In testimony last month before Senate Intelligence Committee members, Comey admitted leaking unauthorized information to the media on privileged communications with Trump.
He used Columbia Law Professor Daniel Richman to deliver it to the NYT. His purpose was to force an appointment of a special counsel, he said.
At the time, Law Professor Jonathan Turley called his action “problematic,” flying in the face of Trump urging him to crack down on leakers while still FBI director.
All agency personnel sign a statement, stating “all information acquired by me in connection with my official duties with the FBI and all official material to which I have access remain the property of the United States of America.”
Agency personnel “will not reveal, by any means, any information or material from or related to FBI files or any other information acquired by virtue of my official employment to any unauthorized recipient without prior official written authorization by the FBI.”
According to officials familiar with the material Comey released, it was government property. More than half of the documents contained classified information.
Comey flagrantly broke his own agency rules. It routinely restricts internally generated material relating to investigations as “FBI information.”

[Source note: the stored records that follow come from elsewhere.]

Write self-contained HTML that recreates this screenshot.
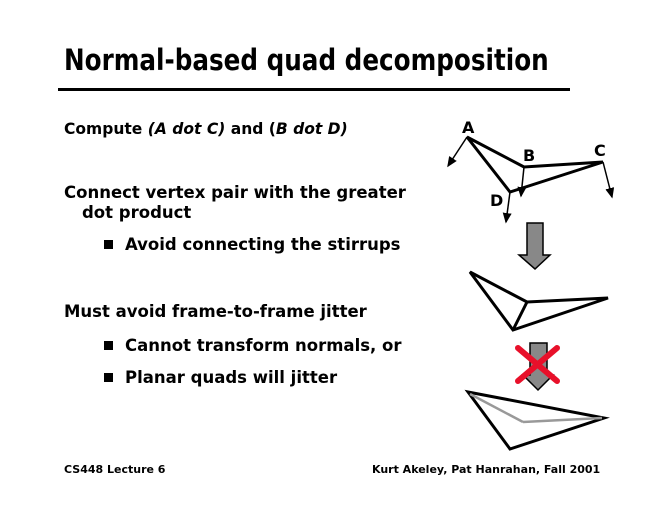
<!DOCTYPE html>
<html><head><style>
body{margin:0;width:660px;height:510px;background:#fff;position:relative;font-family:"DejaVu Sans","Liberation Sans",sans-serif;font-weight:bold;color:#000;overflow:hidden}
.t{position:absolute;white-space:nowrap}
</style></head><body>
<div class="t" style="left:64px;top:43px;font-size:29px;transform:scaleX(0.85);transform-origin:0 0">Normal-based quad decomposition</div>
<div style="position:absolute;left:58px;top:88px;width:512px;height:3px;background:#000"></div>
<div class="t" style="left:64px;top:119px;font-size:16px;transform:scaleX(0.97);transform-origin:0 0">Compute <i>(A dot C)</i> and (<i>B dot D)</i></div>
<div class="t" style="left:64px;top:183px;font-size:16.5px">Connect vertex pair with the greater</div>
<div class="t" style="left:82px;top:203px;font-size:16.5px">dot product</div>
<div class="t" style="left:104px;top:235px;font-size:16.5px"><span style="display:inline-block;width:9px;height:9px;background:#000;margin-right:12px;vertical-align:1px"></span>Avoid connecting the stirrups</div>
<div class="t" style="left:64px;top:302px;font-size:16.5px">Must avoid frame-to-frame jitter</div>
<div class="t" style="left:104px;top:336px;font-size:16.5px"><span style="display:inline-block;width:9px;height:9px;background:#000;margin-right:12px;vertical-align:1px"></span>Cannot transform normals, or</div>
<div class="t" style="left:104px;top:368px;font-size:16.5px"><span style="display:inline-block;width:9px;height:9px;background:#000;margin-right:12px;vertical-align:1px"></span>Planar quads will jitter</div>
<div class="t" style="left:64px;top:463px;font-size:11px">CS448 Lecture 6</div>
<div class="t" style="left:372px;top:463px;font-size:11px">Kurt Akeley, Pat Hanrahan, Fall 2001</div>
<svg width="660" height="510" style="position:absolute;left:0;top:0">
<defs><marker id="ah" markerWidth="8" markerHeight="8" refX="6" refY="3" orient="auto"><path d="M0,0 L7,3 L0,6 Z" fill="#000"/></marker></defs>
<g font-family="DejaVu Sans, sans-serif" font-weight="bold" font-size="16">
<text x="462" y="133">A</text><text x="523" y="161">B</text><text x="594" y="156">C</text><text x="490" y="206">D</text>
</g>
<g stroke="#000" stroke-width="1.5" marker-end="url(#ah)">
<line x1="467" y1="137" x2="448" y2="166"/><line x1="524" y1="167" x2="521" y2="196"/>
<line x1="603" y1="162" x2="612" y2="197"/><line x1="510" y1="192" x2="506" y2="222"/>
</g>
<g stroke="#000" stroke-width="3" fill="none" stroke-linejoin="miter">
<polygon points="467,137 524,167 603,162 510,192"/>
<polygon points="470,272 527,302 608,298 513,330"/><line x1="527" y1="302" x2="513" y2="330"/>
<polygon points="468,392 604,418 510,449"/>
</g>
<line x1="470" y1="394" x2="523" y2="422" stroke="#999" stroke-width="2.5"/>
<line x1="523" y1="422" x2="602" y2="418" stroke="#999" stroke-width="2.5"/>
<path d="M527,223 H543 V255 H550 L535,269 L519,255 H527 Z" fill="#888" stroke="#000" stroke-width="1.5"/>
<path d="M530,343 H547 V375 H553 L538,390 L523,375 H530 Z" fill="#888" stroke="#000" stroke-width="1.5"/>
<g stroke="#e8102a" stroke-width="6" stroke-linecap="round">
<line x1="518" y1="348" x2="557" y2="381"/><line x1="557" y1="348" x2="518" y2="381"/>
</g>
</svg>
</body></html>
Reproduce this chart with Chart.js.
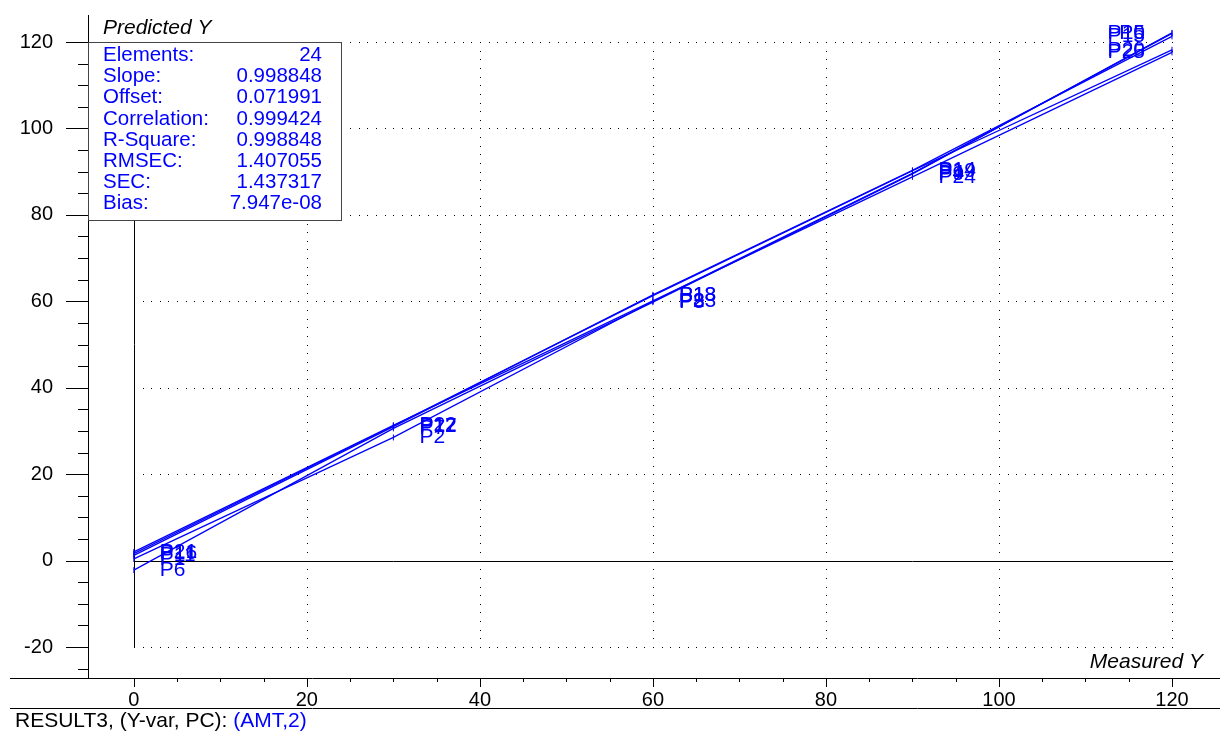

Its rules cover “documents reflecting advisory opinions, recommendations and deliberations comprising part of a process by which governmental decisions and policies are formulated.”
In Senate testimony, Comey lied, claiming nothing he released was classified or privileged information.
Agency documents are only for internal use. None of its personnel may release it publicly, including when they return to private life, unless given agency authorization.
Comey claiming he was legally and ethically justified in leaking information to the media was willful deception – compounded by using a law professor as his transmittal agent.
At the time, Trump’s personal lawyer Marc Kasowitz said the following:
“(I)t is overwhelmingly clear that there have been and continue to be those in government who are actively attempting to undermine this administration with selective and illegal leaks of classified information and privileged communications. Mr. Comey has now admitted that he is one of these leakers.”
“Today, Mr. Comey admitted that he unilaterally and surreptitiously made unauthorized disclosures to the press of privileged communications with the President.”
“Although Mr. Comey testified that he only leaked the memos in response to a tweet, the public record reveals that the New York Times was quoting from those memos the day before the referenced tweet, which belies Mr. Comey’s excuse for this unauthorized disclosure of privileged information and appears to be entirely retaliatory.”
“We will leave it to the appropriate authorities to determine whether these leaks should be investigated along with all the others that are being investigated.”
Comey’s actions were improper, unethical, and arguably illegal, notably for lying to Congress. It’s for the Justice Department to decide if he warrants prosecution.